Do lado de fora da emergência superlotada do Hospital de Pronto Socorro de Canoas (HPSC), Carlos Alberto Pinheiro lamenta a falta de remédios, a demora no atendimento e o jogo de empurra que tem feito ele ir de um hospital a outro sempre que precisa de atendimento. Desde que quebrou o braço direito, há três semanas, o auxiliar de serviços gerais acompanhou de perto os efeitos que a falta de repasses do governo do Estado tem causado na saúde pública: pelo menos 21 municípios restringiram o atendimento de pacientes desde a semana passada.
Canoas registra um dos piores cenários. Foi uma das primeiras a suspender consultas e exames, e logo em três hospitais: Universitário, Pronto Socorro e Nossa Senhora das Graças. Os serviços de emergência e urgência têm sido mantidos, mas as dificuldades de arcar com os custos de manter a infraestrutura e os funcionários — que, em algumas localidades, não estão recebendo os salários em dia — se refletem também em uma demora maior nos atendimentos que ainda estão sendo realizados.
— Fui atendido rapidamente no início do mês. Mas, nas últimas duas semanas, tem sido pior. Do Pronto Socorro, me mandam para a Ulbra (o Hospital Universitário de Canoas), e de lá para cá. Ainda dizem que não têm remédio, que estão com poucos médicos. Está bem difícil — afirma Pinheiro.
No Hospital Universitário, a situação é semelhante. Aguardando o momento de visitar o marido, internado há quase dois meses após sofrer um AVC, ao lado das filhas e netas, Rosângela Belzareno relata uma série de problemas com falta de materiais básicos, como os necessários para inserir um cateter, e também com produtos e utensílios de limpeza.
— Estamos aguardando que seja realizada a cirurgia no coração deles, mas a operação tem sido adiada toda hora. A equipe é ótima, mas parece que não consegue fazer mais com o que tem. Ficamos só esperando, no meio desse caos — lamenta Rosângela.
Os problemas em Canoas revelam o cobertor curto da saúde pública: sem receber recursos suficientes do Estado, os hospitais municipais de diversas cidades diminuem ou suspendem os atendimentos eletivos. Concentrando os esforços na urgência e emergência, porém, ainda sentem os efeitos da falta de repasses, que leva a consequências como o atraso de salários e a menor quantidade de material hospitalar disponível.

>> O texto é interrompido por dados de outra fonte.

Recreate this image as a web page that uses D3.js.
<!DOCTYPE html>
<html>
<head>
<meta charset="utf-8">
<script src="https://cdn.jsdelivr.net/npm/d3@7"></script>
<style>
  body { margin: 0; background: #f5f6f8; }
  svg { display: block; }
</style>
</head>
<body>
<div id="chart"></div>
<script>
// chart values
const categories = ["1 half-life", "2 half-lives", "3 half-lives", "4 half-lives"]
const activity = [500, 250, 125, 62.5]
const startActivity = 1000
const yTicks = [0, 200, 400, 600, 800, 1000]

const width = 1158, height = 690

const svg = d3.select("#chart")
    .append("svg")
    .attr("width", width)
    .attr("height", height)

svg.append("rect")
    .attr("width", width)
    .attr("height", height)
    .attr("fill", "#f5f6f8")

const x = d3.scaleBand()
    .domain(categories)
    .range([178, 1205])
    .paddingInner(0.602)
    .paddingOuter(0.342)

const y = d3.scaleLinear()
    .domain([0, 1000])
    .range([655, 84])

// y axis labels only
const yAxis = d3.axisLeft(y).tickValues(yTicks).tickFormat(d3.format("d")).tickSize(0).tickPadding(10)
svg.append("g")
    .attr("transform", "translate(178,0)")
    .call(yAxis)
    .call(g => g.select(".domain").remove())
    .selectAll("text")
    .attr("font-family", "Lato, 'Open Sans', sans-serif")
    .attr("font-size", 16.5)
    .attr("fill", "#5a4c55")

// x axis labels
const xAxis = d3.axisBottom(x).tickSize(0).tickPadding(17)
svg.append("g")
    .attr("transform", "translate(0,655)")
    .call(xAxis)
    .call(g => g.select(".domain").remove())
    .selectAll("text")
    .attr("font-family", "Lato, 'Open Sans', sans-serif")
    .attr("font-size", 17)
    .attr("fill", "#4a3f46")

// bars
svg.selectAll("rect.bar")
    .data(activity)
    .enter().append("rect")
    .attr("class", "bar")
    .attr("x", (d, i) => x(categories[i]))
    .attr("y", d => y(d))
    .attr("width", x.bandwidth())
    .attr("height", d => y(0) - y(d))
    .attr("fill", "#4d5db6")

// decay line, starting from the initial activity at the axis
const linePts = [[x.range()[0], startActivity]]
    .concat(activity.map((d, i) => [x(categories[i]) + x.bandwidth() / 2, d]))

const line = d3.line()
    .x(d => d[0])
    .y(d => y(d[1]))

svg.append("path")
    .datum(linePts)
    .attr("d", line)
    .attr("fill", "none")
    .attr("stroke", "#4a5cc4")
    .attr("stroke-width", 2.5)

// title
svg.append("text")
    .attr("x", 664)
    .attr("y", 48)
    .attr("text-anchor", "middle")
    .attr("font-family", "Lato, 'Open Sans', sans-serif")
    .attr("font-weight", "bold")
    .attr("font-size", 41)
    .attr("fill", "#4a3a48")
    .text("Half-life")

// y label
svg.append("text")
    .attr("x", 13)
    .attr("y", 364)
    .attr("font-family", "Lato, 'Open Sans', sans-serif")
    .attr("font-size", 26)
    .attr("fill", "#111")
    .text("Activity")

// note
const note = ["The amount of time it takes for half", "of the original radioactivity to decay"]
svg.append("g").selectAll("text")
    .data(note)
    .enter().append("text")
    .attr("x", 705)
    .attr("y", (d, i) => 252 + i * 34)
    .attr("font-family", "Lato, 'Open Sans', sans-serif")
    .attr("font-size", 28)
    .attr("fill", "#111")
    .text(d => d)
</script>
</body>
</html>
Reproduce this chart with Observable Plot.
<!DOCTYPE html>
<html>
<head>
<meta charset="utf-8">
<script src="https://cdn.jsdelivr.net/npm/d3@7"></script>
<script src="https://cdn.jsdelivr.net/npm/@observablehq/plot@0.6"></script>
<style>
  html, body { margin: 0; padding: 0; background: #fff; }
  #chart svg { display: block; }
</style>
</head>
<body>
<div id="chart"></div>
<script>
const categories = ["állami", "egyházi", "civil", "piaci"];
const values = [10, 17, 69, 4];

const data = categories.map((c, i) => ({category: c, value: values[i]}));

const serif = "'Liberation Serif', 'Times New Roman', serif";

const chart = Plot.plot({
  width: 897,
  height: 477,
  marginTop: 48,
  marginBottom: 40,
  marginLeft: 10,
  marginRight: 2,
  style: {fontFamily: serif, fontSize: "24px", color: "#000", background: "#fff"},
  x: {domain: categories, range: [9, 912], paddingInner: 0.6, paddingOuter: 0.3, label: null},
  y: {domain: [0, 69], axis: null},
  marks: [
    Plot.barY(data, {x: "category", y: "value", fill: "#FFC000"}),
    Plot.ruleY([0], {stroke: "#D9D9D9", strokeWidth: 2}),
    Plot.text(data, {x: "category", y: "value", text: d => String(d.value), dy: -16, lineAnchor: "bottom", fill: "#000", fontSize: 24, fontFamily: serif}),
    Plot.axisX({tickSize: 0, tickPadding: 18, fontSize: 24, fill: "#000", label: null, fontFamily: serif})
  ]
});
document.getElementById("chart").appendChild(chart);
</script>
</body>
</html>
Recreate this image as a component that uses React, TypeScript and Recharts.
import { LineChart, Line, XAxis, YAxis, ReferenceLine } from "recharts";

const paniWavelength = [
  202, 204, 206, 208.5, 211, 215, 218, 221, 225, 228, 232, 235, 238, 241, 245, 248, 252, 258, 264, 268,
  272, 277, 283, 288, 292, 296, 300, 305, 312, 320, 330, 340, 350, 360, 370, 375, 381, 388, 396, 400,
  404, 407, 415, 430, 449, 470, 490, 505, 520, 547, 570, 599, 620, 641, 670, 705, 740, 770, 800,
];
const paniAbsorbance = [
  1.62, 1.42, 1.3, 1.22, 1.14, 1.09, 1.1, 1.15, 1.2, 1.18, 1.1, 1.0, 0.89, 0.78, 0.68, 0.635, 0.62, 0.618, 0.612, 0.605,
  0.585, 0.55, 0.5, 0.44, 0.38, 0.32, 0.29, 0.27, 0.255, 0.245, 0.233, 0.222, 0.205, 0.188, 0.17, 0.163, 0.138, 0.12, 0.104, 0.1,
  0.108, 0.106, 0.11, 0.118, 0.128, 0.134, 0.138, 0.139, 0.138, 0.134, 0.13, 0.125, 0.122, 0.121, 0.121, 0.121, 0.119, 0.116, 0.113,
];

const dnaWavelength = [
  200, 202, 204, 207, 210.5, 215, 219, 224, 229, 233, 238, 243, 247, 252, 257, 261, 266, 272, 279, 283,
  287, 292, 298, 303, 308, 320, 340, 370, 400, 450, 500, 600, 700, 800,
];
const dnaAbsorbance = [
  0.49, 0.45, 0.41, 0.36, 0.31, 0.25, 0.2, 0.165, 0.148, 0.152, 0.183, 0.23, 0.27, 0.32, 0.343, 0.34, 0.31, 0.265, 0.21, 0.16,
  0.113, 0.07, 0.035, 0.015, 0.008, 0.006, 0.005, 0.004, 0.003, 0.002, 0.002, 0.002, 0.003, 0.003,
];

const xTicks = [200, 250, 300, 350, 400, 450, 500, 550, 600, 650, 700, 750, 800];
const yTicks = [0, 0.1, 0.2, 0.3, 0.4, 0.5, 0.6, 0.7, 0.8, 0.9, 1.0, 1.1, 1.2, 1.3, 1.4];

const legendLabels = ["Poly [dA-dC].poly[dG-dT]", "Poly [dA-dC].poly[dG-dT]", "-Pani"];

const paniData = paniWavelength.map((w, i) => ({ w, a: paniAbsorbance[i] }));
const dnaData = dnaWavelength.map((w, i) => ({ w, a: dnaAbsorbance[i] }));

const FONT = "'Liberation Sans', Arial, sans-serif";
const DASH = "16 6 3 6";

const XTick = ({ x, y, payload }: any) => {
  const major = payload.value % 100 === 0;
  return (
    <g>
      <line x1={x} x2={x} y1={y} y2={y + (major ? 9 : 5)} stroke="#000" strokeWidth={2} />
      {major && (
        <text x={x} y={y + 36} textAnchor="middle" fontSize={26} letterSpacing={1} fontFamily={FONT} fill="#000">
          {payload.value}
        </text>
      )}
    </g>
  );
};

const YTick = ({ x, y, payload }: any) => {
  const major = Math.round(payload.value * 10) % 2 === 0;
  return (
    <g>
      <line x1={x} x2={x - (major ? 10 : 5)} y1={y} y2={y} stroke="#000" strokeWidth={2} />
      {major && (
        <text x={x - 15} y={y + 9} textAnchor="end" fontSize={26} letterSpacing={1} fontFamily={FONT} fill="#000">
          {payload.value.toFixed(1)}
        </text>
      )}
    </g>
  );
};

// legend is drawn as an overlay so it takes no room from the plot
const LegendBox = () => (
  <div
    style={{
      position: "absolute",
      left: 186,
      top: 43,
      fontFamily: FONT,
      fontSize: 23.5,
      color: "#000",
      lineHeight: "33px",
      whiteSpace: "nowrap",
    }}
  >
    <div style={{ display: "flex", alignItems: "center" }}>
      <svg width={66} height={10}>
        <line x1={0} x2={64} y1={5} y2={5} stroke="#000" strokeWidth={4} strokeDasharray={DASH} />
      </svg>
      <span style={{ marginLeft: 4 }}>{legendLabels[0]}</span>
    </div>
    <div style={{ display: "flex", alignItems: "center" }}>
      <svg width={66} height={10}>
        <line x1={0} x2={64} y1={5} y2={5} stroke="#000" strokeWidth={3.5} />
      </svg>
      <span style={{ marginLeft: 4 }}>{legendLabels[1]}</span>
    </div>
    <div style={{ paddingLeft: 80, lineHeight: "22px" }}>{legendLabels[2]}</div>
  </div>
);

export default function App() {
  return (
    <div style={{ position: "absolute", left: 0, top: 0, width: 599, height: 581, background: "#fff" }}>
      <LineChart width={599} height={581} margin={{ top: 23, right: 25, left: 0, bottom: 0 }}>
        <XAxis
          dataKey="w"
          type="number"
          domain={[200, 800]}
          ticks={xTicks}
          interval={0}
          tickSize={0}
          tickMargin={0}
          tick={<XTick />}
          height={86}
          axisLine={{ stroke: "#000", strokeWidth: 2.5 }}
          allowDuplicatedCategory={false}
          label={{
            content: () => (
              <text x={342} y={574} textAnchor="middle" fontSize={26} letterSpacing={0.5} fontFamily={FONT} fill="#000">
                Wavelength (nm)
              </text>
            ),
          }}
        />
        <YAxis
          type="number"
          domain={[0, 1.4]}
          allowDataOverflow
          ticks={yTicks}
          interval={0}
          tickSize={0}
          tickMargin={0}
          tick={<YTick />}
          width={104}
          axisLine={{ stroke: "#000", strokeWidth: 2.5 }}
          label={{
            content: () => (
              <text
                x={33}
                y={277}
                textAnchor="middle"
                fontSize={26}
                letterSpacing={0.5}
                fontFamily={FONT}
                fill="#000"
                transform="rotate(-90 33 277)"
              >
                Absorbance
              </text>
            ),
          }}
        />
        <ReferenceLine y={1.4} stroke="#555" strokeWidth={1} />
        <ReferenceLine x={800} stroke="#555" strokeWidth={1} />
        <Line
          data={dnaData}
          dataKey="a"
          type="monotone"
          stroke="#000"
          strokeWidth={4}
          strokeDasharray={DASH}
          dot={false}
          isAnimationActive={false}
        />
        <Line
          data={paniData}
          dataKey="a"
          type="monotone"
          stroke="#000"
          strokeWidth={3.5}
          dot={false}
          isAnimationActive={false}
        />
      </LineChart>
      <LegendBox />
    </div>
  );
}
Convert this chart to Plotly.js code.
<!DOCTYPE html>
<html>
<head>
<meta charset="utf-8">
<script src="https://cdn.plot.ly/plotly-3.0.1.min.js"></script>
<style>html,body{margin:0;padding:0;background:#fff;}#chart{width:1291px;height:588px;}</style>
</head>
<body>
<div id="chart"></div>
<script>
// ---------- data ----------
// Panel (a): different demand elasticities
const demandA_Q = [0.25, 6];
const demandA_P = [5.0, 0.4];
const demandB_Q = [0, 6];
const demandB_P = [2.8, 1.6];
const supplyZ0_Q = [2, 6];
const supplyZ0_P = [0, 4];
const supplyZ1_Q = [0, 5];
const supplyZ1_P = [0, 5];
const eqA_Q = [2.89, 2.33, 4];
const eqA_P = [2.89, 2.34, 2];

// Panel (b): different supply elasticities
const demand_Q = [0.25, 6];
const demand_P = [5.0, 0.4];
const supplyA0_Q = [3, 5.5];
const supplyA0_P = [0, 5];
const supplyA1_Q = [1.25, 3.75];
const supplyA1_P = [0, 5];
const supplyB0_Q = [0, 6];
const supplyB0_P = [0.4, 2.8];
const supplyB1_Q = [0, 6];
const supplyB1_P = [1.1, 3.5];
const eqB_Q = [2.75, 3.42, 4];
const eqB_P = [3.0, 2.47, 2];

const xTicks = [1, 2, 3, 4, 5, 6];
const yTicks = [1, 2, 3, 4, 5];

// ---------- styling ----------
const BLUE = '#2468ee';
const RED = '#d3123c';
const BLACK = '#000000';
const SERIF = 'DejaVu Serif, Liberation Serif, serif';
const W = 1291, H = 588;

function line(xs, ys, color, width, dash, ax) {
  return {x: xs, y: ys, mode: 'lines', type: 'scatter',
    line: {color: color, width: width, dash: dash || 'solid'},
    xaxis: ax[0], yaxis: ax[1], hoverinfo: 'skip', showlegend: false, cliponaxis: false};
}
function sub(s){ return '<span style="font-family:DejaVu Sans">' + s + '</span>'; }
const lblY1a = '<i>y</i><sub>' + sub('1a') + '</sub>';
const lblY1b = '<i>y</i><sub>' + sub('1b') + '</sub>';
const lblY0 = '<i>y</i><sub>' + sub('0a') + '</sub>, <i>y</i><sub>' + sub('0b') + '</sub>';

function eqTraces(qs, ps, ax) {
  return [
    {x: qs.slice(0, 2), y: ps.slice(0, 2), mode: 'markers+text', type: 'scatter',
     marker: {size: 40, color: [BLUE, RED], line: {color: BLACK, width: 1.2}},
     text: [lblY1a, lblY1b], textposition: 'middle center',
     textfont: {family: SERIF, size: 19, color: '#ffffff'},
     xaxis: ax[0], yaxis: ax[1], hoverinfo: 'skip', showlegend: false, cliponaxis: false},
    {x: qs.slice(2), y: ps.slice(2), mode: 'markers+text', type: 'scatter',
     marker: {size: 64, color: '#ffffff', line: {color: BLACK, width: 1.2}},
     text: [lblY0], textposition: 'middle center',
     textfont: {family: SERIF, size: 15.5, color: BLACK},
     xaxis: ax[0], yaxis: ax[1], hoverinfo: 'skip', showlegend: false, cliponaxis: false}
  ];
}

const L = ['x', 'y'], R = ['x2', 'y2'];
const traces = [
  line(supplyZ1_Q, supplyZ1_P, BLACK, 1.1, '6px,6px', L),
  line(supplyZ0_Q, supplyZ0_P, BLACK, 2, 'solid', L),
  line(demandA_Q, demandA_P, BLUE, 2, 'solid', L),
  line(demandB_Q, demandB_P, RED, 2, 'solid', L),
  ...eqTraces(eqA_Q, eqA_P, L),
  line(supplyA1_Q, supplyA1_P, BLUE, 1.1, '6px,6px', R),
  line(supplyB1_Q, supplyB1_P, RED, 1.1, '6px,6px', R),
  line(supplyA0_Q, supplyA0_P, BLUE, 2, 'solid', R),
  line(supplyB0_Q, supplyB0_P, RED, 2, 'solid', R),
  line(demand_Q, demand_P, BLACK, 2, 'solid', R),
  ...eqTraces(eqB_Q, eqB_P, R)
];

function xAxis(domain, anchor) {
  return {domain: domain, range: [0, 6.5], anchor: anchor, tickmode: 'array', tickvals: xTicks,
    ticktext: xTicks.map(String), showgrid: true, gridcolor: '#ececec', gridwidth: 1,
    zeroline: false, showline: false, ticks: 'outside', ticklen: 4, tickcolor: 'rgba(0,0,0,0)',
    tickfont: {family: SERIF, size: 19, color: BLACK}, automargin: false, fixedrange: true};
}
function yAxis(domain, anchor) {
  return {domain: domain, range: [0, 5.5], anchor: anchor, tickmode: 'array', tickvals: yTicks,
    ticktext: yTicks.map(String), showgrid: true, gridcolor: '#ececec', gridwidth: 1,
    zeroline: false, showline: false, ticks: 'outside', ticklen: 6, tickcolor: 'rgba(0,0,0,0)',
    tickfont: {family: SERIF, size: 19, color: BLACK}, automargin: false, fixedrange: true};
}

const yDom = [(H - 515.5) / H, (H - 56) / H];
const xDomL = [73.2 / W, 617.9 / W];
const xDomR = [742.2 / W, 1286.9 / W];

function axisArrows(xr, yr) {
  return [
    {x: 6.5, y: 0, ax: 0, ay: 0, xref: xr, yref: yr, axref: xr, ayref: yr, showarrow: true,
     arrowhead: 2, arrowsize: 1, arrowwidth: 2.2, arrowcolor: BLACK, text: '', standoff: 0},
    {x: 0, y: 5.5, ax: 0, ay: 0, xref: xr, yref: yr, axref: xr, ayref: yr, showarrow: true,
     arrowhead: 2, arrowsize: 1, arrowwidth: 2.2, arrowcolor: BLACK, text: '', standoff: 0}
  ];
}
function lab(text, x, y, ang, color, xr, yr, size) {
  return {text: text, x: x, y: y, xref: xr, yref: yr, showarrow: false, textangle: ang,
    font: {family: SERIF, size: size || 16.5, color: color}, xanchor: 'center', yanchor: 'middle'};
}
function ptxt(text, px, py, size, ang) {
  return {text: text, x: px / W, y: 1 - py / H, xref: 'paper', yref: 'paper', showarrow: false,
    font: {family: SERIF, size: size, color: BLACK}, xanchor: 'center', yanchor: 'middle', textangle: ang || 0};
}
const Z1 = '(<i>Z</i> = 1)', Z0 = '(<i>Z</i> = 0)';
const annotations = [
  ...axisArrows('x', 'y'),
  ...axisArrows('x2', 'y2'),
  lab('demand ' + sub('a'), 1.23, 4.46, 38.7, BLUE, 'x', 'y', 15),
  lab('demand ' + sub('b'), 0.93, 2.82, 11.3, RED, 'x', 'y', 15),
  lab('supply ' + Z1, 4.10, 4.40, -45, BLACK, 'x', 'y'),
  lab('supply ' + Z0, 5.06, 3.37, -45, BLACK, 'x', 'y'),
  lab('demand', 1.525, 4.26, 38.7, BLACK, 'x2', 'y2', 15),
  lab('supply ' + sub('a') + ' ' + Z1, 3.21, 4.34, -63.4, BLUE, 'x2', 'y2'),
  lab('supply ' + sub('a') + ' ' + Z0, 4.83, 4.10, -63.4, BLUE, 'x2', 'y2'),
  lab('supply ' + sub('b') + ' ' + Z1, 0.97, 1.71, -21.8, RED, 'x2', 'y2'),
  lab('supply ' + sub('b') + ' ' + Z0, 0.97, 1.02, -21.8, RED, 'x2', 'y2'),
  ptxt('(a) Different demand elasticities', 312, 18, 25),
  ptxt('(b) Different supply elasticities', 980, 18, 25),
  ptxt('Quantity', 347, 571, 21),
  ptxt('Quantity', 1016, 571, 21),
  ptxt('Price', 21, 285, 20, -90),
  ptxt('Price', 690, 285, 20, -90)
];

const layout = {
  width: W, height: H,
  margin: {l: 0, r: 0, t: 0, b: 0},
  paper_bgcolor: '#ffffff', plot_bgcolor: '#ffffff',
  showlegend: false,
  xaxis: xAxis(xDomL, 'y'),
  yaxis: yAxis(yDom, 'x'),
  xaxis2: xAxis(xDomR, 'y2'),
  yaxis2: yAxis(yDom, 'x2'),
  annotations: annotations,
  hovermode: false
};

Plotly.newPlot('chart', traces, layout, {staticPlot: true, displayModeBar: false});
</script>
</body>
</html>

Assim, a população ainda tem acesso aos serviços fundamentais, mas espera mais por isso — e nem sempre recebe tratamento com toda a qualidade necessária.
Até o início da semana, a restrição no atendimento dos hospitais, provocada pela falta de repasses do governo do Estado, afetava 11 municípios, conforme apuração da reportagem de Rádio Gaúcha e Zero Hora. Nesta quinta-feira (22), um levantamento feito em parceria com a Federação das Santas Casas do Rio Grande do Sul e a Federação dos Municípios do Rio Grande do Sul (Famurs) viu esse número quase dobrar.
Os prejuízos no atendimento à saúde da população afetam tanto município grandes, como Canoas (345 mil habitantes) e São Leopoldo (235 mil habitantes), quanto locais bem menores, como Boa Vista do Buricá (6,7 mil habitantes). Além das dívidas do governo do Estado com os hospitais filantrópicos — estimada em R$ 150 milhões —, a Famurs avalia ainda que o Estado deva cerca de R$ 500 milhões para as prefeituras, para a manutenção dos serviços de saúde.